WORK REQUIRED | Leave out the pictures, and write out exactly the lines from the beginning of the material to the line holding "pw, ph = W - L - R, H - T - B", that line included, and nothing else.

DATA EXCERPT |
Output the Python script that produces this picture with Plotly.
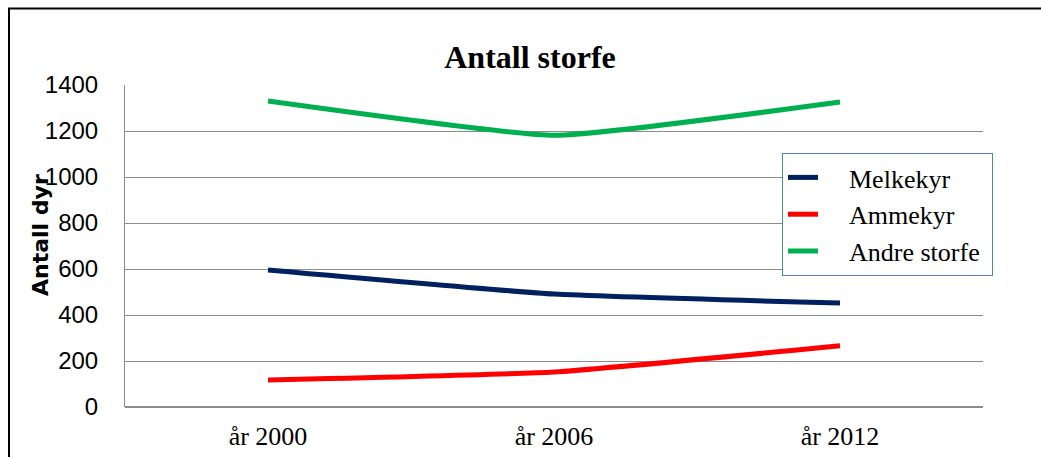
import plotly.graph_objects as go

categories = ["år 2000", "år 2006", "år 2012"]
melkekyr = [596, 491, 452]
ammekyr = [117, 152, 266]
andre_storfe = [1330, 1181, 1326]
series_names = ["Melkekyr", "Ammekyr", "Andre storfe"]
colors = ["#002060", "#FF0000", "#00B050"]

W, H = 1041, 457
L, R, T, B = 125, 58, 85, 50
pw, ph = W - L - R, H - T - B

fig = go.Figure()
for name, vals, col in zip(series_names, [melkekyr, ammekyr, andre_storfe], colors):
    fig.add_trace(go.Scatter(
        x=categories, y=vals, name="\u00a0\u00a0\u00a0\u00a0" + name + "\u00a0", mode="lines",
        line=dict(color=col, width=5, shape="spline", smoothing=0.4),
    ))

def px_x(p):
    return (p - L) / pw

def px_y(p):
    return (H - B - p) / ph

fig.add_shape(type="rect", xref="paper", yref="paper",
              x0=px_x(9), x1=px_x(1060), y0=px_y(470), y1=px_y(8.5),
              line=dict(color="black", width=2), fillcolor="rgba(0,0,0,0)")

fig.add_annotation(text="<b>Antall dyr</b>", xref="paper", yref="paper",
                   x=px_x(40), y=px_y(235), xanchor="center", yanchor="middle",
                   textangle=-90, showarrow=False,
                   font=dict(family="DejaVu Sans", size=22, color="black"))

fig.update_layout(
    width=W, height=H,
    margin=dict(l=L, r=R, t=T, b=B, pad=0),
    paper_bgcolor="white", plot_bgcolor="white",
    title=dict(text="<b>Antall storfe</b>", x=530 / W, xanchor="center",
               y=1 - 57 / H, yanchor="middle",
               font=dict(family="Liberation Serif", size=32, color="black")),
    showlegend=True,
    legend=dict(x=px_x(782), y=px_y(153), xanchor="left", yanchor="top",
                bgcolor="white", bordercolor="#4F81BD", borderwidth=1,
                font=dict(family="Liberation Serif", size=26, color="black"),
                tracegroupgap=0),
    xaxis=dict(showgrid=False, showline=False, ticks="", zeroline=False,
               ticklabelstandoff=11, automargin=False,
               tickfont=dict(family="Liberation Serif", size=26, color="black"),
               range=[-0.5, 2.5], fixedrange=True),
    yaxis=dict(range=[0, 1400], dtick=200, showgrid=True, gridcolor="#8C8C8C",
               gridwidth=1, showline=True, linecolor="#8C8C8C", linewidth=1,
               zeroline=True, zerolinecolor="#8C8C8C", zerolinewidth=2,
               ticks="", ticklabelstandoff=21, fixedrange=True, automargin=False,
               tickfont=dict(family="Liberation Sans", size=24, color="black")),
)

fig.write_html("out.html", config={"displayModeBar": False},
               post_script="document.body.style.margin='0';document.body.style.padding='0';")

PROBLEM SOLUTION |
Output the Python script that produces this picture with Plotly.
import plotly.graph_objects as go

categories = ["år 2000", "år 2006", "år 2012"]
melkekyr = [596, 491, 452]
ammekyr = [117, 152, 266]
andre_storfe = [1330, 1181, 1326]
series_names = ["Melkekyr", "Ammekyr", "Andre storfe"]
colors = ["#002060", "#FF0000", "#00B050"]

W, H = 1041, 457
L, R, T, B = 125, 58, 85, 50
pw, ph = W - L - R, H - T - B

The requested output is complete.